Eliade next discusses sacred places. An obvious example for us is the church, whose door is a threshold between the profane on the outside and the sacred inside. An equivalent to the church in archaic cultures was the sacred enclosure, which opened upwards towards the sky, the world of the gods. Sacred places were revealed to religious man by means of signs of various sorts, recognised as coming from the divine.

Cosmos and Chaos:
The major differentiation of space for religious man was that between cosmos and chaos. Traditional societies understood their own territory as cosmos, a world created out of primordial chaos by their gods, with surrounding territory remaining as chaos. Any extension of its territory was understood by a society as a repetition of the cosmogony, of the original divine act of creation of its world.

An example of how cosmogony worked, of how cosmos was imposed on chaos, concerns a nomadic Australian tribe, called the Achilpa. Their divine founder had fashioned and anointed a sacred pole, which the tribe carried with them on their wanderings. Its bending told them in which direction to travel and its very presence ensured that wherever they were they had cosmos, 'their world', around them. At the same time, the pole linked the people with their founder, above them in the heavens: after making the pole, he had climbed up it and vanished into the sky.

Similar beliefs in other pre-modern societies attached to sacred pillars, trees etc. They maintained the cosmos of 'our world' amid the chaos of surrounding space and kept open the connection with the divine founders in the heavens above.

Axis Mundi:
In fact, in developed religious systems of this kind, there were three cosmic levels: not only earth and heaven, but an underworld as well. The axis mundi, the vertical feature, was seen as the centre of the world and as linking together all three cosmic levels. Instead of a pole, pillar or tree, the axis mundi might be, say, a ladder or a mountain.

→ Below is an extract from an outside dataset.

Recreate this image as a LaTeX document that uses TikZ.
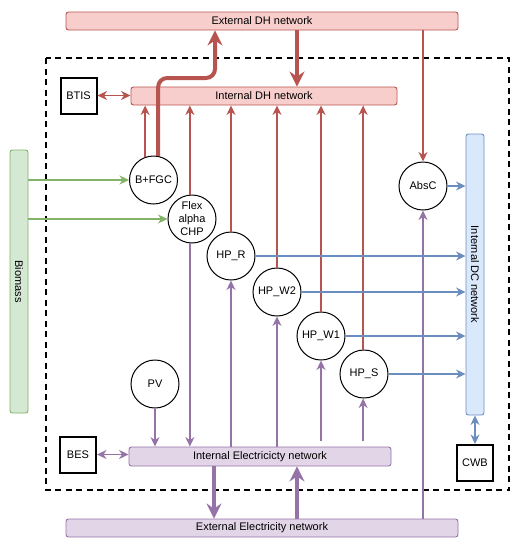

Beliefs in cosmic mountains included the idea that 'our world' is holy because it is the place closest to heaven. Eliade notes that temples might be seen as equivalents of sacred mountains. Indeed, some, such as the Babylonian ziggurat, were built to be artificial sacred mountains.

Religious man might understand his world as being at the centre of the world on three scales: country, city, sanctuary. That way, Palestine, Jerusalem, the Temple were all seen as the centre of the world.

Imago Mundi:
What is more, for religious man, cosmos in its birth spread out from the centre. Consequently, when he undertook new construction work, religious man, by analogy, organised it outwards from a central point. Thus, a new village might be developed from a crossroads outwards, giving it four zones. Such a plan made a new construction an imago mundi, a representation of the cosmos on the ground.

Understanding his world this way, religious man experienced attacks from enemies as the work of demons, enemies of the divine creation who threatened to return that creation to chaos. Typically, such demons were represented as dragons; in fact, chaos itself might be represented as a dragon.

Eliade notes that something of this way of thinking persists in his contemporary world, in talk of dark forces threatening to plunge civilisation into chaos.

Going back to the imago mundi, the cosmic order represented in construction, Eliade points out that religious man saw it in his dwelling. Thus, peoples whose tents or huts had a central post or pillar could understand it as an axis mundi, supporting 'our world' and linking it to heaven.

Sacrifice in Building Work:
An alternative way of associating the dwelling place with the cosmic order was to make the building of it imitate the creation of the cosmos. So, we may associate traditions in which new construction work involved blood sacrifice with cosmogonies in which the creation of the world out of chaos was represented as the slaying of some primordial monster.

Overall, Eliade finds a chronological progression in sacred space from that created by the sacred pole of the nomadic Achilpa, to that of fixed dwellings, to that of religious architecture.

Temples:
With the advent of the temple, Eliade discerns an altogether new stage in religious man's understanding of sacred space. A temple was an imago mundi, symbolising the cosmos, the sacred order divinely imposed on primordial chaos. But it was more than that: it was the house of the gods and as such positively sustaining the sacredness of 'our world'. This new understanding carried through into the Judeo-Christian tradition.

In his concluding remarks, Eliade points out that religious man's experience of sacred space obviously differed from culture to culture. However, beneath the differences there was an underlying communality of experience that becomes evident in the contrast with non-religious man's non-experience of sacred space.